Monday, November 24, 2014

Q & A

As a princess, I want to conduct myself in a manner befitting my royal status.  I do not want my behavior or words to bring shame upon my Beloved or my Abba.  As the headlines and news feeds are filled with the suggestive subjects and the agenda of perversion, the openness of sexual discussion abounds.  I'm old enough to remember a time when much of what is now general conversation was only mentioned in hushed whispers with few details, and never in mixed company.  I am not backward per se when it comes to sexual discussion, but I do not appreciate coarseness.  I prefer to keep the subject of sexual matters to straight forward fact and function.  

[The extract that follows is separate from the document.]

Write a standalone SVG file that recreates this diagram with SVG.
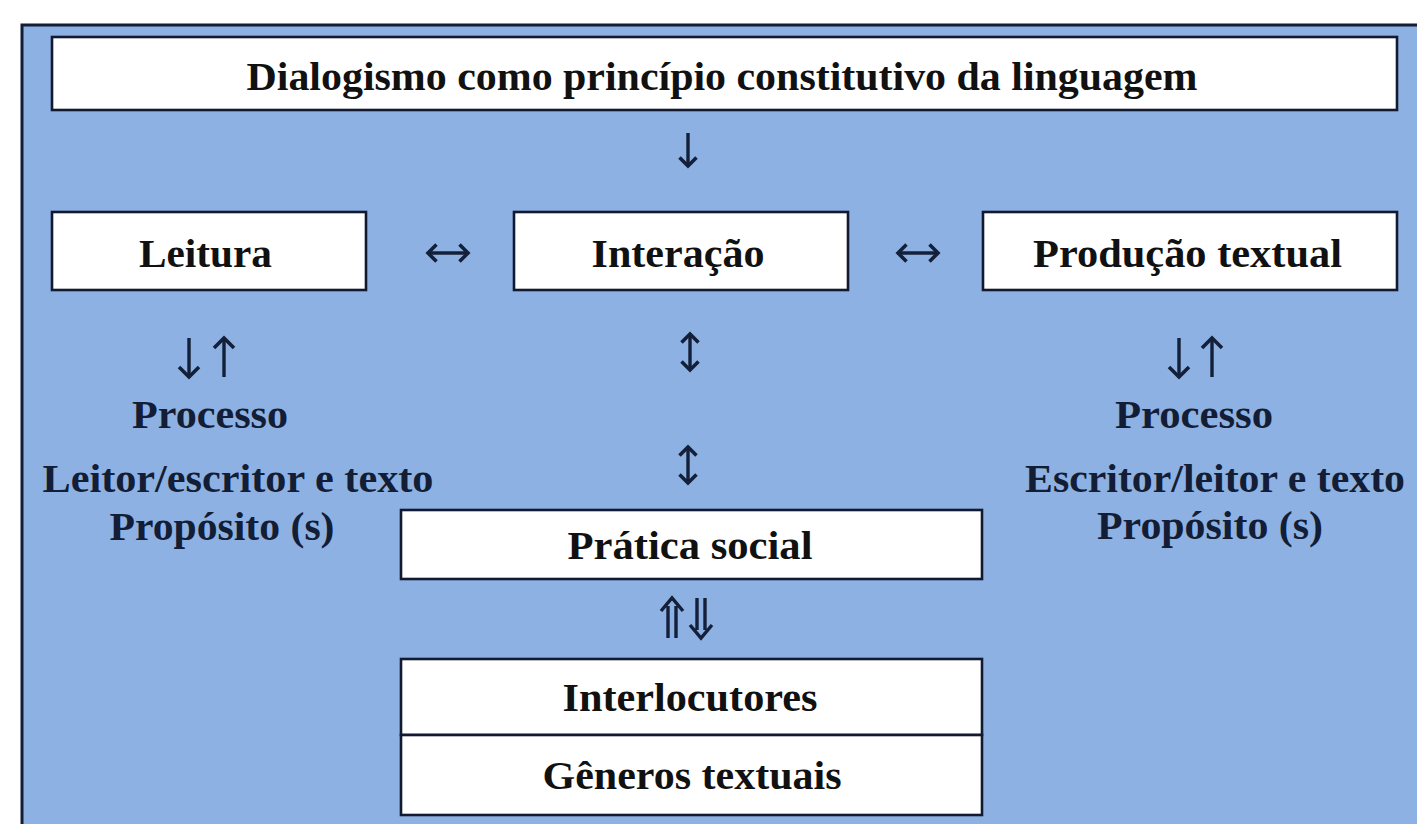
<svg xmlns="http://www.w3.org/2000/svg" width="1417" height="824" viewBox="0 0 1417 824">
<style>
.bg{fill:#8db1e2;stroke:#131d33;stroke-width:3}
.box{fill:#ffffff;stroke:#111a30;stroke-width:2.6}
.t{font-family:"Liberation Serif","Times New Roman",serif;font-weight:bold;font-size:41px;text-anchor:middle;fill:#111111}
.tb{font-family:"Liberation Serif","Times New Roman",serif;font-weight:bold;font-size:41px;text-anchor:middle;fill:#131d35}
.c{fill:none;stroke:#142039;stroke-width:3.4}
</style>
<defs>
<marker id="ah" markerUnits="userSpaceOnUse" markerWidth="24" markerHeight="24" viewBox="-12 -12 24 24" refX="0" refY="0" orient="auto-start-reverse">
<path d="M-8.5,-8.5 L0,0 L-8.5,8.5" fill="none" stroke="#142039" stroke-width="3.6"/>
</marker>
<marker id="ahL" markerUnits="userSpaceOnUse" markerWidth="28" markerHeight="28" viewBox="-14 -14 28 28" refX="0" refY="0" orient="auto-start-reverse">
<path d="M-10,-10 L0,0 L-10,10" fill="none" stroke="#142039" stroke-width="3.6"/>
</marker>
</defs>
<rect width="1417" height="824" fill="#ffffff"/>
<rect class="bg" x="22" y="25" width="1420" height="820"/>

<g id="connectors">
<path class="c" d="M688,133 V166" marker-end="url(#ah)"/>
<path class="c" d="M428,253 H468" marker-start="url(#ah)" marker-end="url(#ah)"/>
<path class="c" d="M898,253 H938" marker-start="url(#ah)" marker-end="url(#ah)"/>
<path class="c" d="M189,338 V377" marker-end="url(#ahL)"/>
<path class="c" d="M224,377 V338" marker-end="url(#ahL)"/>
<path class="c" d="M1179,338 V377" marker-end="url(#ahL)"/>
<path class="c" d="M1212,377 V338" marker-end="url(#ahL)"/>
<path class="c" d="M690,334 V370" marker-start="url(#ah)" marker-end="url(#ah)"/>
<path class="c" d="M688,447 V483" marker-start="url(#ah)" marker-end="url(#ah)"/>
<path class="c" d="M668,606 V638 M676,606 V638 M661,611 L672,598 L683,611"/>
<path class="c" d="M697,598 V630 M705,598 V630 M690,625 L701,638 L712,625"/>
</g>

<g id="node-dialogismo">
<rect class="box" x="52" y="37" width="1345" height="73"/>
<text class="t" x="722" y="90" textLength="951" lengthAdjust="spacingAndGlyphs">Dialogismo como princípio constitutivo da linguagem</text>
</g>
<g id="node-leitura">
<rect class="box" x="52" y="212" width="314" height="78"/>
<text class="t" x="205.5" y="267" textLength="133" lengthAdjust="spacingAndGlyphs">Leitura</text>
</g>
<g id="node-interacao">
<rect class="box" x="514" y="212" width="334" height="78"/>
<text class="t" x="678" y="267" textLength="173" lengthAdjust="spacingAndGlyphs">Interação</text>
</g>
<g id="node-producao">
<rect class="box" x="983" y="212" width="414" height="78"/>
<text class="t" x="1187.5" y="267" textLength="309" lengthAdjust="spacingAndGlyphs">Produção textual</text>
</g>
<g id="node-leitura-processo">
<text class="tb" x="210" y="428" textLength="156" lengthAdjust="spacingAndGlyphs">Processo</text>
<text class="tb" x="238" y="492" textLength="391" lengthAdjust="spacingAndGlyphs">Leitor/escritor e texto</text>
<text class="tb" x="222" y="540" textLength="225" lengthAdjust="spacingAndGlyphs">Propósito (s)</text>
</g>
<g id="node-producao-processo">
<text class="tb" x="1194" y="428" textLength="158" lengthAdjust="spacingAndGlyphs">Processo</text>
<text class="tb" x="1215" y="492" textLength="380" lengthAdjust="spacingAndGlyphs">Escritor/leitor e texto</text>
<text class="tb" x="1210" y="539" textLength="226" lengthAdjust="spacingAndGlyphs">Propósito (s)</text>
</g>
<g id="node-pratica">
<rect class="box" x="401" y="510" width="581" height="69"/>
<text class="t" x="690" y="559" textLength="245" lengthAdjust="spacingAndGlyphs">Prática social</text>
</g>
<g id="node-interlocutores">
<rect class="box" x="401" y="659" width="581" height="76"/>
<text class="t" x="690" y="711" textLength="255" lengthAdjust="spacingAndGlyphs">Interlocutores</text>
</g>
<g id="node-generos">
<rect class="box" x="401" y="735" width="581" height="80"/>
<text class="t" x="692" y="789" textLength="299" lengthAdjust="spacingAndGlyphs">Gêneros textuais</text>
</g>
</svg>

On the other hand, I've never been terribly comfortable in discussing my own feelings on an emotional level when it comes to intimacy.  I find the topic of intimacy to be much more personal than sex.  With same sex marriage in the headlines, and the concept of being transgendered, introduced to elementary aged school children, obviously the subject of sex has gone far beyond fact and function.  Suddenly it seems as if there are no facts, just perverse imaginings that seem to have no end.  There are facts, though!  There are spiritual, emotional, and physical facts that simply cannot be ignored.

I've spent several years in a very non-intimate marriage, on every level . . . That's the old fashioned way of saying we are not soulmates, we don't share interests, we don't talk if we don't have to, and we do not "sleep together."  "Not soulmates," means we do not pray or share religious beliefs and "do not sleep together" is the old fashioned reference to celibacy in a relationship, and in my case, separate bedrooms.  Recently, in a conversation I was asked how I could be so content sharing nothing with my husband.  As I thought about that, I realized I would have to give up being the person Abba has created and called me to be, to be desired by him . . . I've seen the women this man finds attractive, and heard the words that reflect their character.

This thought made me wonder how many other people think they have to embrace something or accept the invasive opinions or belittlement by others to be accepted or wanted.  In all this talk of freedom and individuality, there are many, many expectations of conformity and compliance.  I can honestly say, without any doubt, the fact that I have an intimacy issue or lack does not make me look for another type of relationship.  It simply causes me to give pause and assess my priorities.  A relationship should enhance a person's life and bring out  the best in both, not cause one to give up their identity, dignity, integrity, and priorities to be accepted.  That is not love.

When it's all said and done, giving up one's birth right and identity to be accepted, will prove to have dismal results and returns.  We are not gender assigned at birth.  We are created in the womb with a purpose and a plan, and some of us may not have physical intimacy or desires as has been promoted by society or even religion.  That is no reason to embrace the perversion that is being promoted, or to silence those who live by Scriptural values.  Bakers and photographers have already been targeted by the agenda for their values, and now it's moved on to more reality tv.

Last year Phil Roberson was targeted for his comments, and this year apparently the Duggar's are in the sites of the LGBT agenda.  Although I am not a proponent of the full quiver concept or conception, as the case may be, I do defend the Duggar's rights to say what they choose and live according to their beliefs.  In all honesty, I don't qualify for the one man and one woman for life "marriage photo" on their page, but that doesn't mean they don't have the right to have their page.  Many of us are different from what is considered mainstream, but changing mainstream is not the answer.  For all those who question their identity, discovering G-d's Truth is the only answer.